Ellis is better known as the drummer for Cibo Matto, though his contribution to that group never betrayed the range he demonstrates here. Instead of showing off his drumming ability by indulging in solos, Ellis establishes himself foremost as a clever songwriter and capable singer with ambitions beyond his day job. On Forest, Ellis sings and plays just about everything, with a little help from his friends, including Cibo Matto bandmates Duma c.e. Love, Sean Lennon and Yuka Honda. Thanks to their contributions, Forest sounds like a full-fledged band instead of the work of one man. Despite that fact, Forest never sounds like a Cibo Matto spin-off; the only quality Ellis borrows from Cibo Matto is originality.

The album's first track, "El Serape," also happens to be the most ambitious one, an epic that begins as a bouncy pop song with Ellis singing in Spanish then unexpectedly morphs into a distorted rock anthem. The song teeters between these two forms until Ellis switches to English lyrics, and, ironically, then it becomes the catchiest South American lounge instrumental this side of Sergio Mendes. Moments like this make Beck comparison inevitable, but on the contrary, Ellis is creating his own template. By the end of the song, Ellis is pumping out power chords like there's no tomorrow, while he and Duma Love do their best Metallica impression, getting all dark, loud and bothered.
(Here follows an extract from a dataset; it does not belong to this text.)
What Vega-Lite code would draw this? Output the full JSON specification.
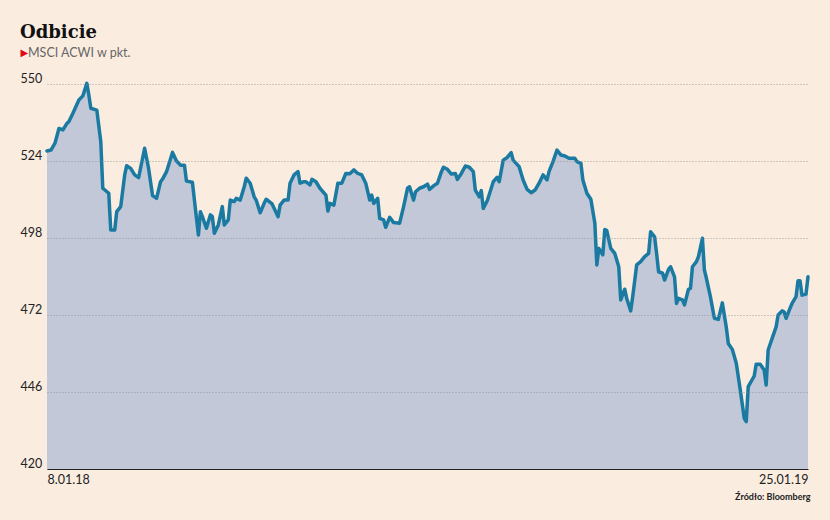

Even on the next track, "Arrivederci," it seems that Ellis just can't resist his punk tendencies. What starts out as a lazy, Elliott Smith-like love song eventually sounds like something the Moog Cookbook finished out while collaborating with Bon Jovi. Which means: simply brilliant. The genre jumping doesn't end there, however. Track three, "Flash Dumbo," is a perfect hip-hop techno rave: bold and thumping, even better than Fatboy Slim at his best. "Lite Brite" brings the indie-metal vein full circle while coming across as Soundgarden minus the lyrical angst. Ellis is obviously not afraid to rock, but his gift is still with melody, as evidenced by the Beach Boys-esque vocals he coos just behind all the distortion on "Lite Brite." Ellis' strength is wrapping metal in sugar, and he makes them seem like the most natural, if schizophrenic, bedfellows. Maybe the title on the spine should be the real one.